Here are the Larche family “Rules for a Happy Marriage”:
#1: Do the work. It takes work and sacrifice to make a happy marriage. Too many people put all the work into the details of the wedding but neglect to put any work into the marriage itself. A happy marriage is a growing marriage, whether you’ve been married 2 or 25 years. Are you still listening to one another? Learning from one another? When you don’t take time to cultivate a relationship, you end up taking that relationship for granted. Sadly, this is where most marriages decline.
#2: Say the words. At least once a day, say something kind or complimentary to your spouse. We all know that words have the power to heal or hurt, restore or damage, build or tear down. But what we often fail to recognize is that silence can be just as harmful as negative words. Often it’s the words we don’t say that leave our spouse feeling devalued or under-appreciated.
#3: Date your spouse. Too many couples stop dating years into their marriage, especially when the years of parenting demand more of us. Guard your Date Night with vigilance!
#4: Don’t let in-laws become outlaws! Finances, sex, and in-law issues are among the top reasons that most marriages fail. God designed you to have your own nuclear family, not live as extended branches of hierarchies. Communicate and set clear boundaries with your in-laws.
#5: Discuss the budget. Financial stress is one of the greatest contributors to weak marriages. Communicate your expectations with money. Talk stewardship principles together. What does God’s Word say about money issues? Get on the same page with your household budget, retirement portfolio, charitable giving, vacation expenses, the kids’ allowances, and college funding. Plan monthly budget conversations in a relaxed atmosphere (perhaps over a nice meal with few distractions as possible). Marriage is a financial partnership—and like any successful partnership of equals, it depends on compromise and mutual cooperation.
#6: Draw up rules of engagement. What are your rules for fighting fair? For example: “we will never bring up…”, or “we won’t argue standing up”, or “we won’t use certain trigger words that hurt”, or “we won’t generalize: ‘you always…’ or ‘you never…’.” Here’s a rule we try to live by: Don’t fight to be “right”, fight for the “win”. Too often arguments only lead to who is right and who is wrong.
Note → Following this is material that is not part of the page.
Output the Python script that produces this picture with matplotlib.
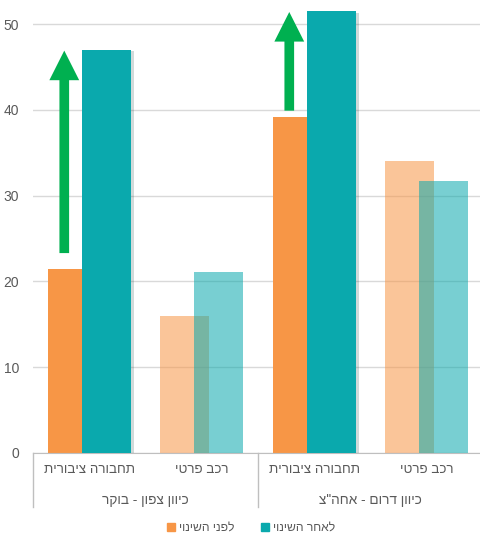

But conversely, they should lead to finding the best possible mutual “win” in any situation—for your marriage, your children, your finances, and your future. It’s not about who’s right (both parties tend to have right and wrong in them at the same time); the bigger picture is how your marriage and your family can find the mutual “win” in every conflict regardless of who is more right or wrong.
#7: Seek first to understand, then to be understood. Stephen Covey proved to be a genius with this one. It’s one of the 7 Habits of Highly Effective People and I believe it’s one of the hallmarks of a great marriage. The Bible says “let every person be quick to hear, slow to speak, slow to anger; for the anger of man does not produce the righteousness of God.” (James 1:19-20 ESV)
#8: Resolve offenses quickly. Letting issues go unresolved is one of the greatest detriments to a happy marriage. It also gives the enemy a foothold in your marriage: “Be angry and do not sin; do not let the sun go down on your anger, and give no opportunity to the devil.” (Ephesians 4:26-27 ESV) An Old Latin proverb says: “He who goes to bed angry has the devil for a bedfellow; never take your enemies to bed with you.”
#9: Don’t yell at each other… unless the house is one fire. Communicate with your mate the way you would want to be communicated with.
#10: Shred yesterday’s scorecards. The Bible tells us that pure love keeps no record of wrongs (1 Corinthians 13:5 NIV). When you hold on to yesterday’s scorecard you are inviting failure into your marriage. But those who consistently shred those records of being wronged are those who move forward passionately in their love journey. Nothing can conquer a marriage that keeps no record of wrongs. It’s always moving onward in grace. So tear up those scorecards and move forward. A happy marriage is waiting for you there!